## start

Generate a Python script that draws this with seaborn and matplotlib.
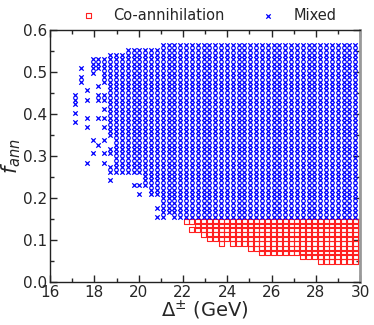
import numpy as np
import pandas as pd
import matplotlib
matplotlib.use("Agg")
import matplotlib.pyplot as plt
import seaborn as sns
from matplotlib.ticker import MultipleLocator

# scan grid
delta_cols = [17.13, 17.39, 17.66, 17.92, 18.18, 18.45, 18.71, 18.97, 19.24, 19.50,
              19.77, 20.03, 20.29, 20.56, 20.82, 21.08, 21.35, 21.61, 21.87, 22.14,
              22.40, 22.66, 22.93, 23.19, 23.45, 23.72, 23.98, 24.24, 24.51, 24.77,
              25.04, 25.30, 25.56, 25.83, 26.09, 26.35, 26.62, 26.88, 27.14, 27.41,
              27.67, 27.93, 28.20, 28.46, 28.72, 28.99, 29.25, 29.51, 29.78]
f_rows = [0.049, 0.060, 0.070, 0.081, 0.092, 0.103, 0.113, 0.124, 0.135, 0.145,
          0.156, 0.167, 0.177, 0.188, 0.199, 0.210, 0.220, 0.231, 0.242, 0.252,
          0.263, 0.274, 0.284, 0.295, 0.306, 0.317, 0.327, 0.338, 0.349, 0.359,
          0.370, 0.381, 0.391, 0.402, 0.413, 0.424, 0.434, 0.445, 0.456, 0.466,
          0.477, 0.488, 0.498, 0.509, 0.520, 0.531, 0.541, 0.552, 0.563]

# per column: filled row range (row index into f_rows), None = no points
mixed_top = [None] * 6 + [46, 46, 46] + [47] * 6 + [48] * 34
mixed_bottom = [None] * 6 + [28, 20, 20, 20, 20, 20, 18, 16, 15, 11, 11, 10] + [10] * 31
coann_bottom = [None] * 19 + [9, 7, 7, 6, 5, 5, 4, 5, 4, 4, 4, 3, 3,
                              2, 2, 2, 2, 2, 2, 2, 1, 1, 1, 0, 0, 0, 0, 0, 0, 0]
coann_top = 9

# isolated "mixed" points (column, row)
mixed_extra = [(0, 37), (0, 36), (0, 35), (0, 33), (0, 31),
               (1, 43), (1, 41), (1, 40),
               (2, 38), (2, 36), (2, 32), (2, 30), (2, 22),
               (3, 45), (3, 44), (3, 43), (3, 42), (3, 27), (3, 24),
               (4, 45), (4, 44), (4, 43), (4, 39), (4, 37), (4, 36), (4, 32), (4, 26),
               (5, 45), (5, 44), (5, 43), (5, 42), (5, 41), (5, 40), (5, 37), (5, 36),
               (5, 34), (5, 32), (5, 30), (5, 27), (5, 24), (5, 22),
               (6, 25), (6, 24), (6, 21), (6, 20), (6, 18),
               (10, 17), (11, 17), (11, 15), (12, 17), (13, 15),
               (14, 12), (14, 10), (15, 10)]
coann_missing = [(20, 8)]

rows = []
for i, x in enumerate(delta_cols):
    if mixed_top[i] is not None:
        for k in range(mixed_bottom[i], mixed_top[i] + 1):
            rows.append((x, f_rows[k], "Mixed"))
    if coann_bottom[i] is not None:
        for k in range(coann_bottom[i], coann_top + 1):
            if (i, k) not in coann_missing:
                rows.append((x, f_rows[k], "Co-annihilation"))
for i, k in mixed_extra:
    rows.append((delta_cols[i], f_rows[k], "Mixed"))
df = pd.DataFrame(rows, columns=["delta", "f_ann", "region"])

sns.set_style("ticks")
plt.rcParams["font.family"] = ["DejaVu Sans"]

fig = plt.figure(figsize=(3.74, 3.25), dpi=100)
ax = fig.add_axes([0.134, 0.132, 0.829, 0.776])

co = df[df.region == "Co-annihilation"]
mx = df[df.region == "Mixed"]
ax.scatter(co.delta, co.f_ann, marker="s", s=13, facecolors="none",
           edgecolors="#ff2020", linewidths=0.8, label="Co-annihilation")
sns.scatterplot(data=mx, x="delta", y="f_ann", marker="x", s=10, color="#0000ff",
                linewidth=0.9, label="Mixed", ax=ax)

ax.set_xlim(16, 30)
ax.set_ylim(0, 0.6)
ax.xaxis.set_major_locator(MultipleLocator(2))
ax.xaxis.set_minor_locator(MultipleLocator(1))
ax.yaxis.set_major_locator(MultipleLocator(0.1))
ax.yaxis.set_minor_locator(MultipleLocator(0.05))
ax.set_yticks(np.arange(0, 0.61, 0.1))
ax.set_yticklabels(["0.0", "0.1", "0.2", "0.3", "0.4", "0.5", "0.6"])
ax.tick_params(which="both", direction="in", top=True, right=True, labelsize=11, pad=2)
ax.tick_params(which="major", length=5, width=1)
ax.tick_params(which="minor", length=3, width=1)
for s in ax.spines.values():
    s.set_linewidth(1.0)
    s.set_color("#222222")
ax.spines["right"].set_color("#999999")
ax.spines["right"].set_linewidth(2)

ax.set_xlabel(r"$\Delta^{\pm}$ (GeV)", fontsize=14, labelpad=-0.5)
ax.set_ylabel(r"$f_{ann}$", fontsize=15, labelpad=0)

ax.legend(loc="lower center", bbox_to_anchor=(0.5, 1.0), ncol=2, frameon=False,
          fontsize=10.5, markerscale=1.0, handletextpad=0.7, columnspacing=2.0,
          borderaxespad=0.1)

fig.savefig("out.png", dpi=100)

## end

Give again exactly the lines running from the beginning of the material above through the line that contains "from matplotlib.ticker import MultipleLocator", and leave out every picture.

### Solution for this exercise:
Generate a Python script that draws this with seaborn and matplotlib.
import numpy as np
import pandas as pd
import matplotlib
matplotlib.use("Agg")
import matplotlib.pyplot as plt
import seaborn as sns
from matplotlib.ticker import MultipleLocator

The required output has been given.